1. Start with value, not the catalog
Before choosing cloud, frameworks, Kubernetes, or monorepos, answer honestly:
Which business capability is blocked by today’s technology?
Legitimate examples:
- time-to-market for products and integrations
- reliability at peak hours
- disproportionate operating cost
- regulatory and security risk
- knowledge concentrated in a few people
Without that anchor, modernization becomes fashion: tools change, problems stay.
2. Separate critical from merely important
Not everything old is critical. Not everything critical should be touched first.
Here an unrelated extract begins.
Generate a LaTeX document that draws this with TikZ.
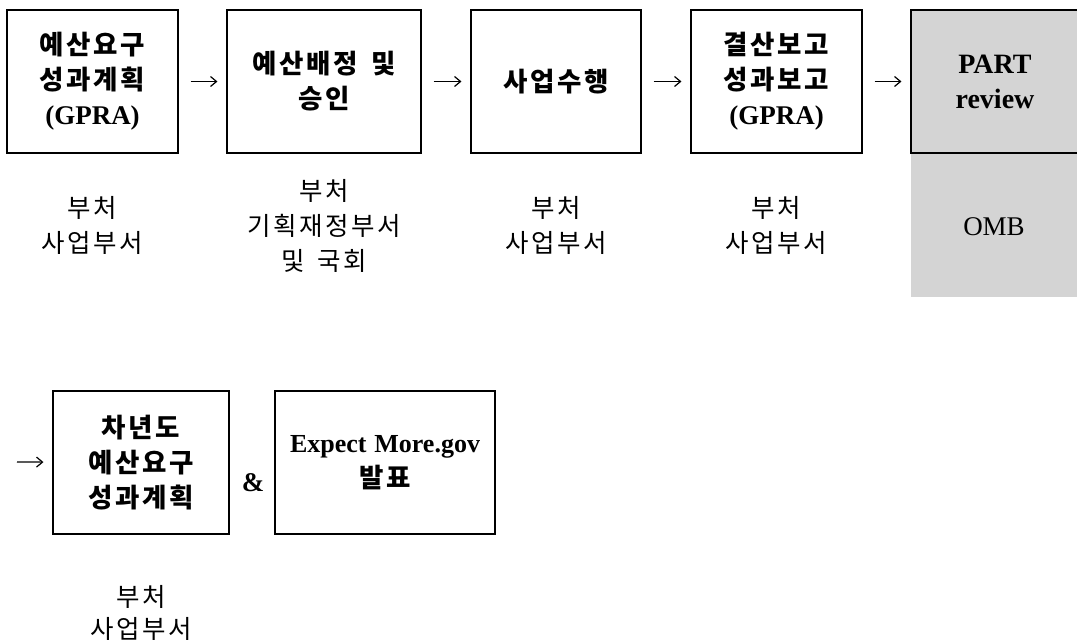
\documentclass[tikz,border=0pt]{standalone}
\usepackage{fontspec}
\setmainfont{Liberation Serif}
\newfontfamily\krfont[LetterSpace=10]{Noto Sans CJK KR}
\usetikzlibrary{arrows.meta}
\definecolor{reviewgray}{RGB}{212,212,212}
\newcommand\latin{\rmfamily\fontsize{27}{35}\selectfont}
\newcommand\hangul{\krfont\fontsize{26.5}{35}\selectfont}
\newcommand\hangulowner{\krfont\fontsize{25.5}{35}\selectfont}
\tikzset{
  stage/.style={draw, line width=1.1pt, inner sep=0pt, align=center,
    minimum height=143pt, font=\bfseries\hangul},
  owner/.style={align=center, inner sep=0pt, font=\hangulowner},
  flow/.style={-{Straight Barb[length=6pt,width=10pt]}, line width=1.2pt,
    shorten <=12pt, shorten >=9pt},
}
\begin{document}
\begin{tikzpicture}[x=1pt,y=-1pt]
\useasboundingbox (0,0) rectangle (1077,640);

% grey band under the review stage
\fill[reviewgray] (911,153) rectangle (1077,297);

% first row of stages
\node[stage, minimum width=171pt] (req) at (92.5,81.5)
  {예산요구\\성과계획\\\latin (GPRA)};
\node[stage, minimum width=194pt] (alloc) at (324,81.5)
  {예산배정\hspace{0.5em}및\\승인};
\node[stage, minimum width=170pt] (exec) at (556,81.5) {사업수행};
\node[stage, minimum width=171pt] (report) at (776.5,81.5)
  {결산보고\\성과보고\\\latin (GPRA)};
\node[stage, minimum width=168pt, fill=reviewgray,
      font=\bfseries\rmfamily\fontsize{28}{35}\selectfont] (part) at (995,81.5)
  {PART\\review};

% who is responsible
\node[owner] (o1) at (92.5,225.5) {부처\\사업부서};
\node[owner] (o2) at (324,226) {부처\\기획재정부서\\및\hspace{0.5em}국회};
\node[owner] (o3) at (556,225.5) {부처\\사업부서};
\node[owner] (o4) at (776.5,225.5) {부처\\사업부서};
\node[inner sep=0pt, font=\latin] (omb) at (994,227) {OMB};

% flow of the first row
\draw[flow] (req) -- (alloc);
\draw[flow] (alloc) -- (exec);
\draw[flow] (exec) -- (report);
\draw[flow] (report) -- (part);

% second row
\coordinate (cont) at (17,462);
\node[stage, minimum width=176pt] (next) at (141,462.5)
  {차년도\\예산요구\\성과계획};
\node[inner sep=0pt, font=\bfseries\latin] (amp) at (253,483) {\&};
\node[stage, minimum width=220pt] (em) at (385,462.5)
  {\rmfamily\fontsize{26}{33}\selectfont Expect\hspace{0.3em}More.gov\\\hangul 발표};
\node[owner, font=\krfont\fontsize{25.5}{32}\selectfont] (o5) at (141,612.5) {부처\\사업부서};

\draw[flow, shorten <=0pt] (cont) -- (next);
\end{tikzpicture}
\end{document}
Build a real inventory (not the 2019 diagram) and classify:
| Type | Key question | Typical approach |
|---|---|---|
| Critical and stable | “If it fails, does the business stop?” | Controlled evolution, encapsulation, low bravado |
| Critical and fragile | “Does it fail often or scare change?” | High priority, observability, risk reduction |
| Important, not critical | “It hurts, but we can live with it?” | Modernize by value and team leverage |
| Ownerless legacy | “Nobody wants to touch it?” | Explicit decision: retire, encapsulate, or own |
Critical systems demand discipline: dependencies, contracts, change windows, and rollback plans before new code.
3. Evolve in slices, not big bangs
Big bangs promise elegance and deliver chaos. Prefer incremental paths:
- Encapsulate legacy behind stable interfaces
- Extract high-value capabilities first
- Automate daily pain (build, deploy, test, rollback)
- Measure with telemetry what used to be opinion
- Retire what no longer justifies cost
Each slice should leave the system a bit better and a bit safer — not “almost perfect, but impossible to ship”.
4. Modernization is also governance
Good governance makes the safe path the easy path. Bad governance becomes ticket queues and shadow IT.
Minimum viable governance for a modernization program:
- architecture standards with documented exceptions
- pipelines that enforce quality without humiliating teams
- useful observability and alerts
- clear ownership (product + engineering + operations)
- risk review cadence, not PowerPoint cadence
5. The role of technical leadership
A Head of Technology does not only pick tools. They:
- translate business goals into technical constraints and opportunities
- protect delivery pace without romanticizing legacy
- balance courage to change with respect for operations
- build teams that can run what was modernized
Successful modernization is, at its core, leadership with method: fewer heroes, more system.
In short
| Do | Avoid |
|---|---|
| Business value anchor | Rewrite for technical pride |
| Slices with rollback | Big bang with no safety net |
| Honest inventory | Architecture theater |
| Metrics and ownership | “We’ll figure out prod later” |
If the stack must evolve, start with the why, design the how in slices, and only then debate the with what.